Aluminum Oxide Thickness Measurement

If the metal:oxide ratio can be determined for a thin film oxide sample (~0-9 nm) and if the inelastic mean free path (IMFP, λ) of the metal (λm) and oxide (λox) is known (or can be calculated), the oxide film thickness can be calculated using the calculations of the type developed by Strohmeier [1] and Carlson [2] defined as follows:

d=λoxsinθ ln(((NmλmIox)/(NoxλoxIm))+1) (Eq. 1)

where θ is the photoelectron take-off angle, Iox and Im are the area percentages of the oxide and metal peaks from the high-resolution spectrum, and Nm and Nox are the volume densities of the metal atoms in the metal and oxide, respectively.

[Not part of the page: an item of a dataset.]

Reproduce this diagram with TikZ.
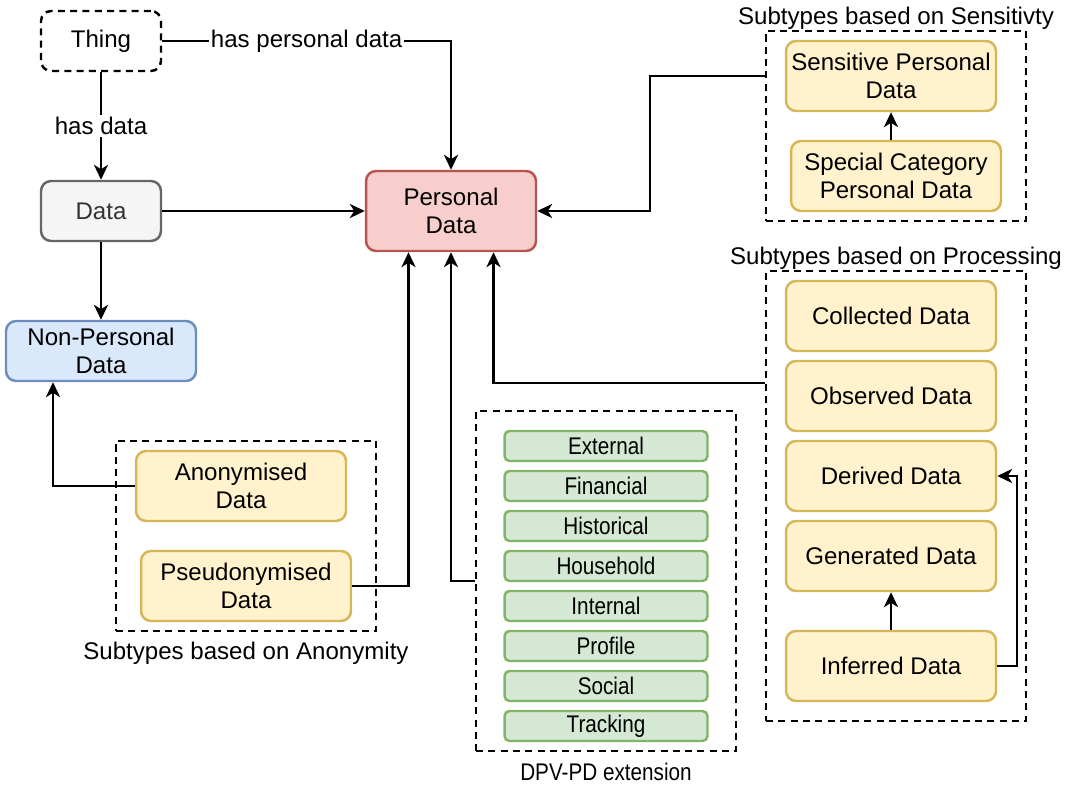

For an aluminum oxide film on an aluminum substrate, the Al 2p spectrum has well separated oxide and metal peaks (example shown in Figure 1) and Io and Im values can be readily ascertained. Using the λ and N values proposed by Strohmeier [1], an Excel based aluminum oxide thickness calculator is presented. Just input the percentage of metal from the high-resolution spectrum to get a film thickness in Angstroms. (Note: you must download the file to Excel to use it - it is locked in Google Docs).

Figure 1. Al 2p XPS spectrum of a thin film Al oxide on Al metal with a calculated oxide thickness of 3.7 nm.

References:
1. B.R. Strohmeier, Surf. Interface Anal. 15 (1990) 51.
2. T.A. Carlson, G.E. McGuire, J. Electron Spectrosc. Relat. Phenom, 1 (1972/73) 161.

The Thickogram

Peter Cumpson[1] at NPL in the United Kingdom has developed a useful graphical method for measuring overlayer thickness in samples where the overlayer has a different elemental chemistry than the substrate (for example: a niobium film over a silicon substrate). The method allows for the following:

1) Uniform surface contamination (e.g. adventitious carbon layer) is not important.
2) Unknown instrumental factors common to substrate and oxide cancel out.
3) Uses a simple equation.
4) Works well for large and small film thickness.

Some rules:
1) Emission angle must be between 0 and 60 degrees (ie. Take-off angle of 90 to 30 degrees). Emission angles around 45 degrees are the most accurate.
2) Applicable to a wide range of Kinetic Energies above ~500 eV.
3) Error in result is +/-10% based on accuracy of attenuation lengths obtained by calculations.

Values Needed: o = Overlayer, s= Substrate
Io = Intensity of Overlayer Peak (or Peak Area)
Is = Intensity of Substrate Peak (or Peak Area)
So = R.S.F. of Overlayer Peak
Ss = R.S.F. of Substrate
Eo = K.E. of Overlayer Peak
Es = K.E. of Substrate Peak
Theta = emission angle, (0 for 90 degree take-off)
Cos(Theta) (=1 for 90 degree take-off)
Lambda o = attenuation length of photoelectrons (from the overlayer) in the overlayer.

How to Use It: A printable version of the Thickogram (Figure 1) can be downloaded here. An Excel spreadsheet that is useful for multiple calculations is presented here. (Note: you must download the file to Excel to use it - it is locked in Google Docs).
1) Calculate A = Io/So / Is/So, add point on Thickogram
2) Calculate B = Eo/Es, add point on Thickogram
3) Draw a line from A to B. Point C is found on the curve.
4) Thickness (t) is calculated as t = C(Lambda o)cos(Theta)



Figure 1. The Thickogram showing points A, B and C.
If you wish to use this method I would highly recommend reading through the original paper first [1].

Reference:
[1] Peter J. Cumpson, Surf. Interface Anal. 29, 403-406 (2000).